BY: KEZIA ROYER-BURKETT
Last week’s “Dating in the church gone wrong” was the most popular article I have written to date. Thank you so much to all the readers that took their time to read and send in their stories, opinions, and comments. It sparked a discussion surrounding what appears to be a controversial topic, dating in church. Many readers had questions about what exactly I meant by using the term “dating”. According to Wikipedia “dating” is a stage of a romantic relationship whereby two people meet socially with the aim of deciding whether they are a match for marriage, and that definition is the one I intended when I referred to “dating” in my last article.
A sad reminder that was apparent from my previous article is that many people are faced with the reality of influential people sharing their strong, overbearing opinions and dictating how other individuals should live their lives. Strong views, at times, can indeed override one’s thoughts and feelings and put you in a position where your thoughts and feelings are submissive to the influencers. I received many comments from readers telling me where the gentleman in the story went wrong, and how it wasn’t the church’s fault, and how I should go about finding a husband. In a day and age where there are dating apps, dating advice professionals, matchmaker consultants, pastors and family members telling individuals how to date, when do the people who are single have the opportunity to self-check what they want and desire in a life partner?

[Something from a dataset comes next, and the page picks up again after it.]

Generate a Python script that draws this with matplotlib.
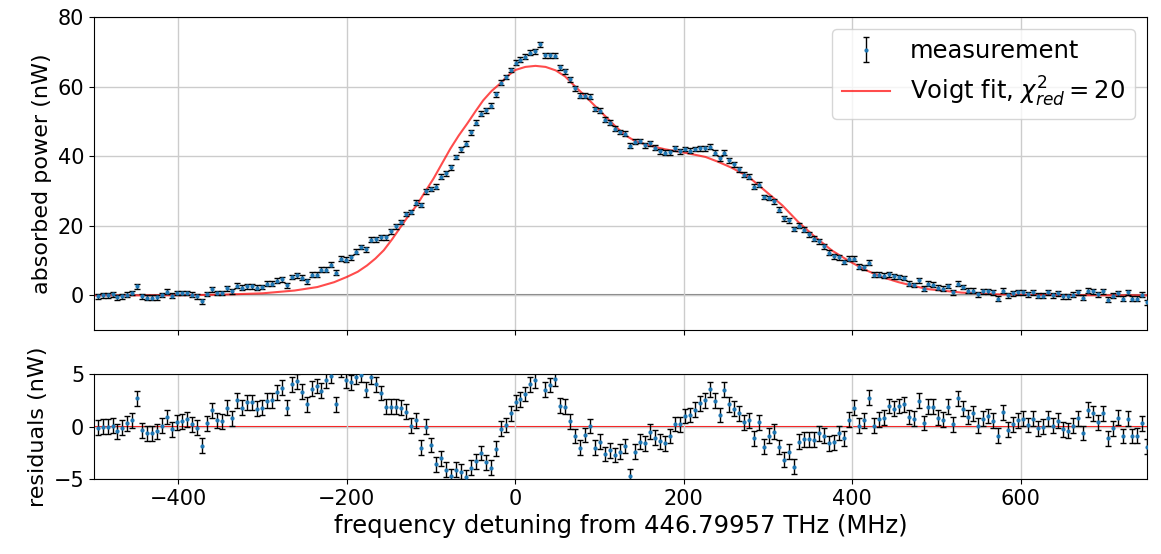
import numpy as np
import matplotlib
matplotlib.use("Agg")
import matplotlib.pyplot as plt

# ==============================
# DATA
# ==============================

# scan grid: 212 evenly spaced points
f_start, f_stop, n_points = -495.8, 750.4, 212
freq = np.linspace(f_start, f_stop, n_points)

power = [
    -0.2, 0.0, 0.0, 0.3, -0.5, -0.2, 0.2, 0.7, 2.6, -0.3,
    -0.7, -0.7, -0.5, 0.1, 1.0, -0.1, 0.7, 0.7, 0.7, 0.2,
    -0.3, -1.7, 0.4, 1.8, 0.7, 0.7, 2.0, 1.2, 2.8, 2.2,
    2.6, 2.6, 2.2, 2.4, 3.3, 3.4, 4.2, 4.6, 2.9, 5.3,
    5.8, 5.1, 4.0, 6.0, 6.0, 7.4, 7.4, 8.8, 6.5, 10.5,
    10.3, 10.9, 12.5, 13.9, 13.2, 16.0, 16.1, 16.7, 16.7, 18.4,
    19.9, 21.1, 23.4, 24.0, 26.6, 26.0, 30.0, 30.6, 31.2, 34.1,
    35.1, 36.9, 39.8, 42.0, 43.6, 46.9, 49.6, 52.3, 53.2, 54.5,
    57.8, 61.1, 62.8, 64.8, 66.9, 67.8, 68.6, 69.8, 70.2, 72.2,
    69.1, 69.1, 68.9, 65.6, 64.5, 62.2, 59.6, 57.4, 57.4, 57.1,
    53.6, 53.1, 50.5, 49.7, 47.9, 47.0, 46.5, 43.0, 44.2, 44.4,
    43.2, 43.8, 42.5, 41.5, 41.0, 41.2, 42.3, 41.5, 42.1, 41.6,
    42.1, 42.3, 42.3, 42.7, 41.0, 39.4, 41.0, 38.9, 37.7, 36.3,
    34.7, 34.1, 31.2, 31.8, 28.3, 28.0, 27.1, 24.7, 22.2, 21.6,
    19.1, 20.0, 18.9, 17.6, 16.3, 15.5, 14.1, 12.3, 11.2, 11.0,
    9.6, 10.6, 10.6, 8.2, 8.1, 9.4, 5.9, 5.9, 5.6, 6.1,
    5.5, 5.3, 5.0, 3.4, 3.0, 4.3, 1.9, 3.4, 3.1, 2.2,
    1.9, 2.7, 0.9, 3.4, 2.4, 1.4, 1.4, 0.3, 1.2, 1.2,
    0.9, -0.9, 1.4, 0.0, 0.6, 0.9, 0.9, 0.3, 0.9, -0.1,
    -0.1, 0.9, 0.0, 0.6, -0.3, -0.3, 0.2, 0.9, -0.7, 1.4,
    1.2, 0.3, 1.2, -1.2, -0.1, 0.6, -0.9, 0.9, -0.9, -0.9,
    0.2, -2.0,
]

residuals = [
    -0.1, 0.0, 0.0, 0.1, -0.45, -0.1, 0.3, 0.6, 2.7, -0.35,
    -0.65, -0.65, -0.45, 0.1, 0.9, -0.25, 0.4, 0.5, 0.7, 0.2,
    -0.1, -1.8, 0.3, 1.55, 0.6, 0.5, 1.8, 0.8, 2.5, 1.8,
    2.3, 2.3, 1.7, 1.8, 2.45, 2.5, 3.25, 3.7, 1.8, 4.0,
    4.3, 3.3, 2.1, 3.6, 3.85, 3.4, 4.4, 4.8, 2.1, 5.4,
    4.4, 4.2, 4.7, 4.9, 3.5, 4.7, 4.0, 3.2, 1.9, 1.9,
    1.9, 1.8, 1.4, 0.1, 0.6, -2.0, 0.0, -1.75, -3.6, -3.0,
    -4.1, -4.7, -4.1, -4.3, -4.8, -3.9, -3.3, -2.5, -3.4, -3.9,
    -2.1, -0.2, 0.15, 1.25, 2.3, 2.6, 3.1, 4.0, 4.4, 6.4,
    3.5, 3.95, 4.55, 2.0, 1.9, 0.5, -0.9, -2.0, -0.8, 0.05,
    -2.0, -1.45, -2.6, -2.25, -2.7, -2.4, -1.85, -4.7, -2.4, -1.45,
    -1.6, -0.5, -1.05, -1.4, -1.6, -0.9, 0.25, 0.2, 1.0, 1.1,
    1.6, 2.2, 2.5, 3.55, 2.45, 1.1, 3.5, 2.1, 1.7, 1.25,
    0.4, 0.6, -1.1, 0.4, -1.9, -0.85, -0.5, -1.95, -3.15, -2.4,
    -3.8, -1.45, -1.2, -1.2, -1.25, -0.65, -0.85, -1.6, -1.5, -0.6,
    -1.1, 0.65, 1.8, 0.1, 0.6, 2.75, 0.1, 0.7, 0.85, 1.95,
    1.7, 1.95, 2.1, 0.9, 0.75, 2.45, 0.35, 1.9, 1.9, 0.85,
    0.65, 1.9, 0.2, 2.7, 1.7, 0.9, 1.25, 0.1, 0.75, 1.0,
    0.55, -0.85, 1.35, -0.3, 0.2, 0.6, 0.75, 0.15, 0.75, -0.15,
    0.0, 0.8, 0.1, 0.55, -0.25, -0.4, 0.1, 0.8, -0.6, 1.6,
    1.25, 0.4, 1.25, -1.1, -0.15, 0.85, -0.9, 0.75, -0.9, -0.85,
    0.3, -1.9,
]

power_err = 0.7  # nW, roughly constant

# Voigt fit curve, read at sample points
fit_freq = [-500, -450, -400, -350, -300, -262, -235, -215, -200, -187,
            -176, -166, -156, -146, -136, -127, -117, -107, -97, -87,
            -77, -67, -57, -47, -38, -28, -18, -9, 0, 12,
            24, 36, 48, 59, 71, 83, 95, 107, 119, 131,
            142, 154, 166, 178, 190, 202, 214, 226, 241, 257,
            277, 297, 317, 336, 356, 376, 396, 415, 435, 455,
            475, 490, 530, 575, 635, 700, 750]
fit_power = [0.0, 0.02, 0.05, 0.2, 0.6, 1.4, 2.4, 3.8, 5.3, 6.8,
             8.6, 10.6, 13.0, 16.2, 19.7, 22.8, 25.9, 29.8, 33.6, 37.9,
             42.2, 46.0, 49.4, 53.0, 56.1, 58.8, 60.9, 63.1, 64.8, 65.7,
             66.0, 65.7, 64.7, 63.0, 60.1, 57.3, 54.4, 51.5, 48.6, 46.0,
             44.4, 43.5, 42.7, 42.0, 41.5, 41.0, 40.4, 39.8, 38.4, 36.7,
             34.1, 30.0, 25.9, 21.1, 16.8, 12.9, 9.9, 7.4, 5.3, 3.8,
             2.6, 1.8, 0.8, 0.3, 0.1, 0.03, 0.01]

# ==============================
# FIGURE
# ==============================

plt.rcParams["font.size"] = 15

fig = plt.figure(figsize=(11.61, 5.54), dpi=100)
ax = fig.add_axes([0.081, 0.404, 0.907, 0.565])
ax_res = fig.add_axes([0.081, 0.135, 0.907, 0.19], sharex=ax)

# top panel
ax.axhline(0, color="gray", lw=1.5, zorder=1)
meas = ax.errorbar(freq, power, yerr=power_err, fmt=".", color="C0", ms=4,
                   ecolor="black", elinewidth=1, capsize=2, zorder=3)
fit_line, = ax.plot(fit_freq, fit_power, color="r", alpha=0.7, lw=1.5, zorder=2)
ax.set_xlim(-500, 750)
ax.set_ylim(-10, 80)
ax.set_yticks([0, 20, 40, 60, 80])
ax.set_ylabel("absorbed power (nW)", fontsize=16)
ax.grid(True, color="#cccccc", lw=1)
ax.tick_params(labelbottom=False)
ax.legend([meas, fit_line], ["measurement", r"Voigt fit, $\chi^2_{red} = 20$"],
          loc="upper right", fontsize=17.5)

# residual panel
ax_res.axhline(0, color="r", lw=1.5, zorder=1)
ax_res.errorbar(freq, residuals, yerr=power_err, fmt=".", color="C0", ms=4,
                ecolor="black", elinewidth=1, capsize=2, zorder=3)
ax_res.set_ylim(-5, 5)
ax_res.set_yticks([-5, 0, 5])
ax_res.set_xticks([-400, -200, 0, 200, 400, 600])
ax_res.grid(True, color="#cccccc", lw=1)
ax_res.set_ylabel("residuals (nW)", fontsize=16)
ax_res.set_xlabel("frequency detuning from 446.79957 THz (MHz)", fontsize=17.5)

fig.savefig("out.png", dpi=100)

Where are the people and services teaching people how to be self-aware about who they are and the qualities they desire in a partner? Is there a formula for a successful relationship that will lead to a long happy marriage? Some cultures believe that arranged marriages are best and the parents should choose a life partner for their child. Various religions and cultures have practices that are intended to join two individuals in a successful, happy, holy, long, prosperous relationship. But the truth of the matter is, all of the qualities that make up a good connection are dependent upon the individuals and less on the actual practices themselves.
I have had many heartbreaks, breakups and sad, vulnerable moments with men and so have billions of other people in this world from different races, cultures, and religions. As humans we are all subject to pain and hard times, it’s the nature of life, also known as yin and yang. It doesn’t matter how hard we try to avoid heartache, and pain, it is inevitable. I believe that open, honest, dialogue can dispel the majority of difficulties that are associated with romantic relationships and also knowing when to check other’s opinions at the door respectfully.
Advice from family, friends and community leaders can be great, but connecting with yourself and determining what is best for you is always the best scenario. Outside advice can help you see another perspective but it should never overshadow your gut feeling and your ability to make decisions for yourself. The church is not the only place dating and relationships have ended in mishap; Where there are humans there are errors. The good thing about this thing we call life is that every day we are alive and well, we have the opportunity to learn from our mistakes, make wiser decisions and evolve into better people. In the Bible in the Book of Proverbs, chapter 22 verse 6 it says: “Train your child up in the way they should go and even when they are old they will not turn away from it.” I think this is a great verse to remind “elder meddlers” that if they did their job correctly with the children, there is no need to interfere with adult’s decision making unless help is requested and even then suggestions and guidance should be given not directives and ultimatums.
If you are looking for a resource to help improve your communication skills in any relationship check out the Love Languages test at 5lovelanguages.com. The Love Languages test is a good free resource I have used myself. The test is intended to help couples learn and gain understanding about the various ways in which people can show love and receive love. It helps disrupt the mindset that there is only one way to go about a relationship and it highlights the individuality and uniqueness of every relationship. As Always Love and Light!